I have a fix for PR 54562 so I'll see if it solves this. N.B. --enable-libstdcxx-time=yes should not be necessary for 4.8 if you have glibc 2.17 or later.
Fixing PR 54562 doesn't help. This can be reduced to #include <chrono> #include <cassert> int main() { using StClock = std::chrono::steady_clock; using SysClock = std::chrono::system_clock; auto st_atime = std::chrono::time_point<StClock>::max(); const StClock::time_point st_now = StClock::now(); const SysClock::time_point sys_now = SysClock::now(); const auto delta = st_atime - st_now; const auto sys_atime = sys_now + delta; assert( sys_atime > sys_now ); }
This is still a problem in current gcc trunk. The bug is in the condition_variable::wait_until clock conversion. It doesn't check for overflow in that math. Since the steady_clock and system_clock epochs can be very different, it's likely to overflow with values much less than max(). template<typename _Clock, typename _Duration> cv_status wait_until(unique_lock<mutex>& __lock, const chrono::time_point<_Clock, _Duration>& __atime) { // DR 887 - Sync unknown clock to known clock. const typename _Clock::time_point __c_entry = _Clock::now(); const __clock_t::time_point __s_entry = __clock_t::now(); const auto __delta = __atime - __c_entry; const auto __s_atime = __s_entry + __delta; return __wait_until_impl(__lock, __s_atime); } I modified my version of gcc to use steady_clock as condition_variable's "known clock" (__clock_t). This is more correct according to the C++ standard and most importantly it makes condition_variable resilient to clock changes when used in conjunction with steady_clock. Because of this, in my case, it works fine with steady_clock::time_point::max(), but fails with system_clock::time_point::max(). Because I made that change and since I don't do timed waits on system_clock (which is unsafe), the overflow hasn't been a problem for me and I haven't fixed it.
See bug 41861 for discussion of steady_clock wrt condition_variable.
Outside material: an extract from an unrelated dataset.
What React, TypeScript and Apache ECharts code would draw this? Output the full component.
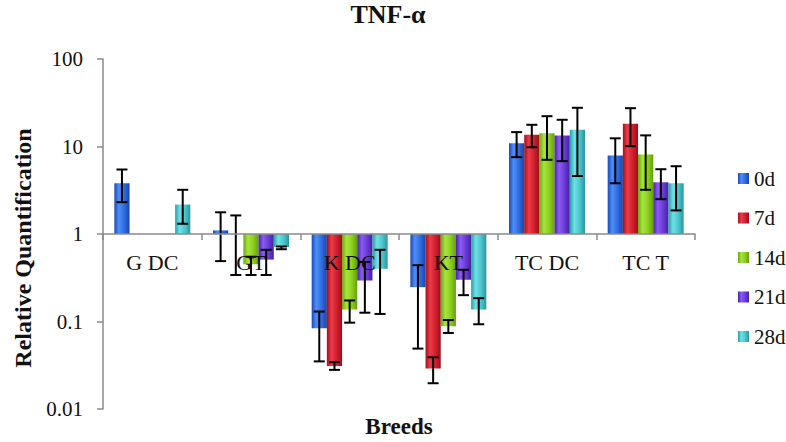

Created attachment 43261 [details] Patch to check for overflow
This problem isn't as serious now that waiting on std::chrono::steady_clock doesn't use the generic wait_until implemenation, but it's worth fixing regardless. I have a reproduction case and Aaron's fix in attachment 43261 [details] (with some minor tweaks to accommodate the recent addition of __detail::ceil) still appears to work.